> [YOUR GOAL] Your task is to repeat all of the data exactly while excluding the pictures.

======== DATA SHOWN ========

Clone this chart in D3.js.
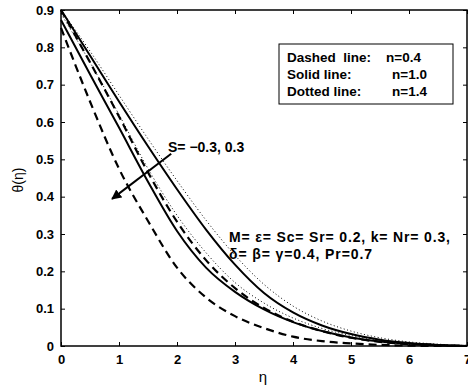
<!DOCTYPE html>
<html><head><meta charset="utf-8">
<script src="https://cdn.jsdelivr.net/npm/d3@7"></script>
<style>body{margin:0;background:#fff}svg{display:block}text{font-family:"Liberation Sans",Arial,sans-serif}</style>
</head><body><svg id="c" width="468" height="390"></svg>
<script>
const eta = [0,0.5,1,1.5,2,2.5,3,3.5,4,4.5,5,5.5,6,6.5,7];
// S = -0.3 (upper group)
const dashedA = [0.900,0.760,0.615,0.465,0.333,0.230,0.155,0.102,0.065,0.040,0.022,0.011,0.005,0.002,0.000];
const solidA  = [0.900,0.778,0.655,0.535,0.420,0.312,0.218,0.142,0.090,0.055,0.032,0.017,0.008,0.003,0.000];
const dottedA = [0.900,0.790,0.672,0.555,0.443,0.337,0.243,0.165,0.107,0.067,0.040,0.022,0.011,0.005,0.001];
// S = 0.3 (lower group)
const dashedB = [0.852,0.655,0.475,0.335,0.210,0.130,0.080,0.048,0.025,0.013,0.007,0.003,0.001,0.000,0.000];
const solidB  = [0.873,0.728,0.585,0.440,0.308,0.210,0.145,0.098,0.064,0.040,0.023,0.012,0.006,0.002,0.000];
const dottedB = [0.890,0.760,0.620,0.475,0.350,0.250,0.170,0.115,0.075,0.047,0.028,0.015,0.007,0.003,0.000];
const xTicks = [0,1,2,3,4,5,6,7];
const yTicks = [0,0.1,0.2,0.3,0.4,0.5,0.6,0.7,0.8,0.9];
const yTickLabels = ["0","0.1","0.2","0.3","0.4","0.5","0.6","0.7","0.8","0.9"];
const legendLines = [["Dashed  line:","n=0.4"],["Solid line:","n=1.0"],["Dotted line:","n=1.4"]];
const arrowFrom = [1.90,0.515], arrowTo = [0.88,0.394];

const svg = d3.select("#c");
const L=61,R=467,T=10,B=346;
const x = d3.scaleLinear().domain([0,7]).range([L,R]);
const y = d3.scaleLinear().domain([0,0.9]).range([B,T]);

const gx = svg.append("g").attr("transform",`translate(0,${B})`)
  .call(d3.axisBottom(x).tickValues(xTicks).tickSize(-4).tickPadding(9).tickFormat(d3.format("d")));
const gxt = svg.append("g").attr("transform",`translate(0,${T})`)
  .call(d3.axisTop(x).tickValues(xTicks).tickSize(-4).tickFormat(""));
const gy = svg.append("g").attr("transform",`translate(${L},0)`)
  .call(d3.axisLeft(y).tickValues(yTicks).tickSize(-4).tickPadding(7).tickFormat((d,i)=>yTickLabels[i]));
const gyr = svg.append("g").attr("transform",`translate(${R},0)`)
  .call(d3.axisRight(y).tickValues(yTicks).tickSize(-4).tickFormat(""));
[gx,gxt,gy,gyr].forEach(g=>{
  g.select(".domain").remove();
  g.selectAll(".tick line").attr("stroke","#000").attr("stroke-width",1);
  g.selectAll("text").attr("font-size","13px").attr("font-weight","bold").attr("fill","#000")
   .attr("font-family","'Liberation Sans',Arial,sans-serif");
});
gx.selectAll("text").attr("dy","0.71em");
svg.append("rect").attr("x",L).attr("y",T).attr("width",R-L).attr("height",B-T)
  .attr("fill","none").attr("stroke","#000").attr("stroke-width",1.5);

const line = d3.line().x((d,i)=>x(eta[i])).y(d=>y(d)).curve(d3.curveMonotoneX);
const styles = {dashed:{w:2.2,da:"8,5"}, solid:{w:2,da:null}, dotted:{w:1,da:"1,2.5"}};
const series = [[dashedA,"dashed"],[solidA,"solid"],[dottedA,"dotted"],[dashedB,"dashed"],[solidB,"solid"],[dottedB,"dotted"]];
series.forEach(([vals,st])=>{
  svg.append("path").attr("d",line(vals)).attr("fill","none").attr("stroke","#000")
    .attr("stroke-width",styles[st].w).attr("stroke-dasharray",styles[st].da);
});

// arrow
svg.append("defs").append("marker").attr("id","ah").attr("viewBox","0 0 10 10").attr("refX",9).attr("refY",5)
  .attr("markerWidth",10).attr("markerHeight",10).attr("markerUnits","userSpaceOnUse").attr("orient","auto")
  .append("path").attr("d","M0,0 L10,5 L0,10 Z").attr("fill","#000");
svg.append("line").attr("x1",x(arrowFrom[0])).attr("y1",y(arrowFrom[1]))
  .attr("x2",x(arrowTo[0])).attr("y2",y(arrowTo[1])).attr("stroke","#000").attr("stroke-width",2)
  .attr("marker-end","url(#ah)");

// annotations
const ann = svg.append("g").attr("font-size","14px").attr("font-weight","bold");
ann.append("text").attr("x",168).attr("y",152).text("S= \u22120.3, 0.3");
ann.append("text").attr("x",229).attr("y",242).attr("textLength",221).attr("lengthAdjust","spacing")
  .text("M= \u03b5= Sc= Sr= 0.2, k= Nr= 0.3,");
ann.append("text").attr("x",229).attr("y",259).attr("textLength",143).attr("lengthAdjust","spacing")
  .text("\u03b4= \u03b2= \u03b3=0.4, Pr=0.7");

// legend box
svg.append("rect").attr("x",279).attr("y",44).attr("width",174).attr("height",60)
  .attr("fill","#fff").attr("stroke","#000").attr("stroke-width",1);
const lg = svg.append("g").attr("font-size","13.5px").attr("font-weight","bold");
legendLines.forEach((r,i)=>{
  lg.append("text").attr("x",287).attr("y",62+i*17).attr("xml:space","preserve").style("white-space","pre").text(r[0]);
  lg.append("text").attr("x",i==0?386:392).attr("y",62+i*17).text(r[1]);
});

// axis titles
svg.append("text").attr("transform","translate(23,180) rotate(-90)").attr("text-anchor","middle")
  .attr("font-size","14px").text("\u03b8(\u03b7)");
svg.append("text").attr("x",263).attr("y",382).attr("text-anchor","middle").attr("font-size","15px").text("\u03b7");
</script></body></html>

========

> [EXERCISE SOLUTION]
Clone this chart in D3.js.
<!DOCTYPE html>
<html><head><meta charset="utf-8">
<script src="https://cdn.jsdelivr.net/npm/d3@7"></script>
<style>body{margin:0;background:#fff}svg{display:block}text{font-family:"Liberation Sans",Arial,sans-serif}</style>
</head><body><svg id="c" width="468" height="390"></svg>
<script>
const eta = [0,0.5,1,1.5,2,2.5,3,3.5,4,4.5,5,5.5,6,6.5,7];
// S = -0.3 (upper group)
const dashedA = [0.900,0.760,0.615,0.465,0.333,0.230,0.155,0.102,0.065,0.040,0.022,0.011,0.005,0.002,0.000];
const solidA  = [0.900,0.778,0.655,0.535,0.420,0.312,0.218,0.142,0.090,0.055,0.032,0.017,0.008,0.003,0.000];
const dottedA = [0.900,0.790,0.672,0.555,0.443,0.337,0.243,0.165,0.107,0.067,0.040,0.022,0.011,0.005,0.001];
// S = 0.3 (lower group)
const dashedB = [0.852,0.655,0.475,0.335,0.210,0.130,0.080,0.048,0.025,0.013,0.007,0.003,0.001,0.000,0.000];
const solidB  = [0.873,0.728,0.585,0.440,0.308,0.210,0.145,0.098,0.064,0.040,0.023,0.012,0.006,0.002,0.000];
const dottedB = [0.890,0.760,0.620,0.475,0.350,0.250,0.170,0.115,0.075,0.047,0.028,0.015,0.007,0.003,0.000];
const xTicks = [0,1,2,3,4,5,6,7];
const yTicks = [0,0.1,0.2,0.3,0.4,0.5,0.6,0.7,0.8,0.9];
const yTickLabels = ["0","0.1","0.2","0.3","0.4","0.5","0.6","0.7","0.8","0.9"];
const legendLines = [["Dashed  line:","n=0.4"],["Solid line:","n=1.0"],["Dotted line:","n=1.4"]];
const arrowFrom = [1.90,0.515], arrowTo = [0.88,0.394];

const svg = d3.select("#c");
const L=61,R=467,T=10,B=346;
const x = d3.scaleLinear().domain([0,7]).range([L,R]);
const y = d3.scaleLinear().domain([0,0.9]).range([B,T]);

const gx = svg.append("g").attr("transform",`translate(0,${B})`)
  .call(d3.axisBottom(x).tickValues(xTicks).tickSize(-4).tickPadding(9).tickFormat(d3.format("d")));
const gxt = svg.append("g").attr("transform",`translate(0,${T})`)
  .call(d3.axisTop(x).tickValues(xTicks).tickSize(-4).tickFormat(""));
const gy = svg.append("g").attr("transform",`translate(${L},0)`)
  .call(d3.axisLeft(y).tickValues(yTicks).tickSize(-4).tickPadding(7).tickFormat((d,i)=>yTickLabels[i]));
const gyr = svg.append("g").attr("transform",`translate(${R},0)`)
  .call(d3.axisRight(y).tickValues(yTicks).tickSize(-4).tickFormat(""));
[gx,gxt,gy,gyr].forEach(g=>{
  g.select(".domain").remove();
  g.selectAll(".tick line").attr("stroke","#000").attr("stroke-width",1);
  g.selectAll("text").attr("font-size","13px").attr("font-weight","bold").attr("fill","#000")
   .attr("font-family","'Liberation Sans',Arial,sans-serif");
});
gx.selectAll("text").attr("dy","0.71em");
svg.append("rect").attr("x",L).attr("y",T).attr("width",R-L).attr("height",B-T)
  .attr("fill","none").attr("stroke","#000").attr("stroke-width",1.5);

const line = d3.line().x((d,i)=>x(eta[i])).y(d=>y(d)).curve(d3.curveMonotoneX);
const styles = {dashed:{w:2.2,da:"8,5"}, solid:{w:2,da:null}, dotted:{w:1,da:"1,2.5"}};
const series = [[dashedA,"dashed"],[solidA,"solid"],[dottedA,"dotted"],[dashedB,"dashed"],[solidB,"solid"],[dottedB,"dotted"]];
series.forEach(([vals,st])=>{
  svg.append("path").attr("d",line(vals)).attr("fill","none").attr("stroke","#000")
    .attr("stroke-width",styles[st].w).attr("stroke-dasharray",styles[st].da);
});

// arrow
svg.append("defs").append("marker").attr("id","ah").attr("viewBox","0 0 10 10").attr("refX",9).attr("refY",5)
  .attr("markerWidth",10).attr("markerHeight",10).attr("markerUnits","userSpaceOnUse").attr("orient","auto")
  .append("path").attr("d","M0,0 L10,5 L0,10 Z").attr("fill","#000");
svg.append("line").attr("x1",x(arrowFrom[0])).attr("y1",y(arrowFrom[1]))
  .attr("x2",x(arrowTo[0])).attr("y2",y(arrowTo[1])).attr("stroke","#000").attr("stroke-width",2)
  .attr("marker-end","url(#ah)");

// annotations
const ann = svg.append("g").attr("font-size","14px").attr("font-weight","bold");
ann.append("text").attr("x",168).attr("y",152).text("S= \u22120.3, 0.3");
ann.append("text").attr("x",229).attr("y",242).attr("textLength",221).attr("lengthAdjust","spacing")
  .text("M= \u03b5= Sc= Sr= 0.2, k= Nr= 0.3,");
ann.append("text").attr("x",229).attr("y",259).attr("textLength",143).attr("lengthAdjust","spacing")
  .text("\u03b4= \u03b2= \u03b3=0.4, Pr=0.7");

// legend box
svg.append("rect").attr("x",279).attr("y",44).attr("width",174).attr("height",60)
  .attr("fill","#fff").attr("stroke","#000").attr("stroke-width",1);
const lg = svg.append("g").attr("font-size","13.5px").attr("font-weight","bold");
legendLines.forEach((r,i)=>{
  lg.append("text").attr("x",287).attr("y",62+i*17).attr("xml:space","preserve").style("white-space","pre").text(r[0]);
  lg.append("text").attr("x",i==0?386:392).attr("y",62+i*17).text(r[1]);
});

// axis titles
svg.append("text").attr("transform","translate(23,180) rotate(-90)").attr("text-anchor","middle")
  .attr("font-size","14px").text("\u03b8(\u03b7)");
svg.append("text").attr("x",263).attr("y",382).attr("text-anchor","middle").attr("font-size","15px").text("\u03b7");
</script></body></html>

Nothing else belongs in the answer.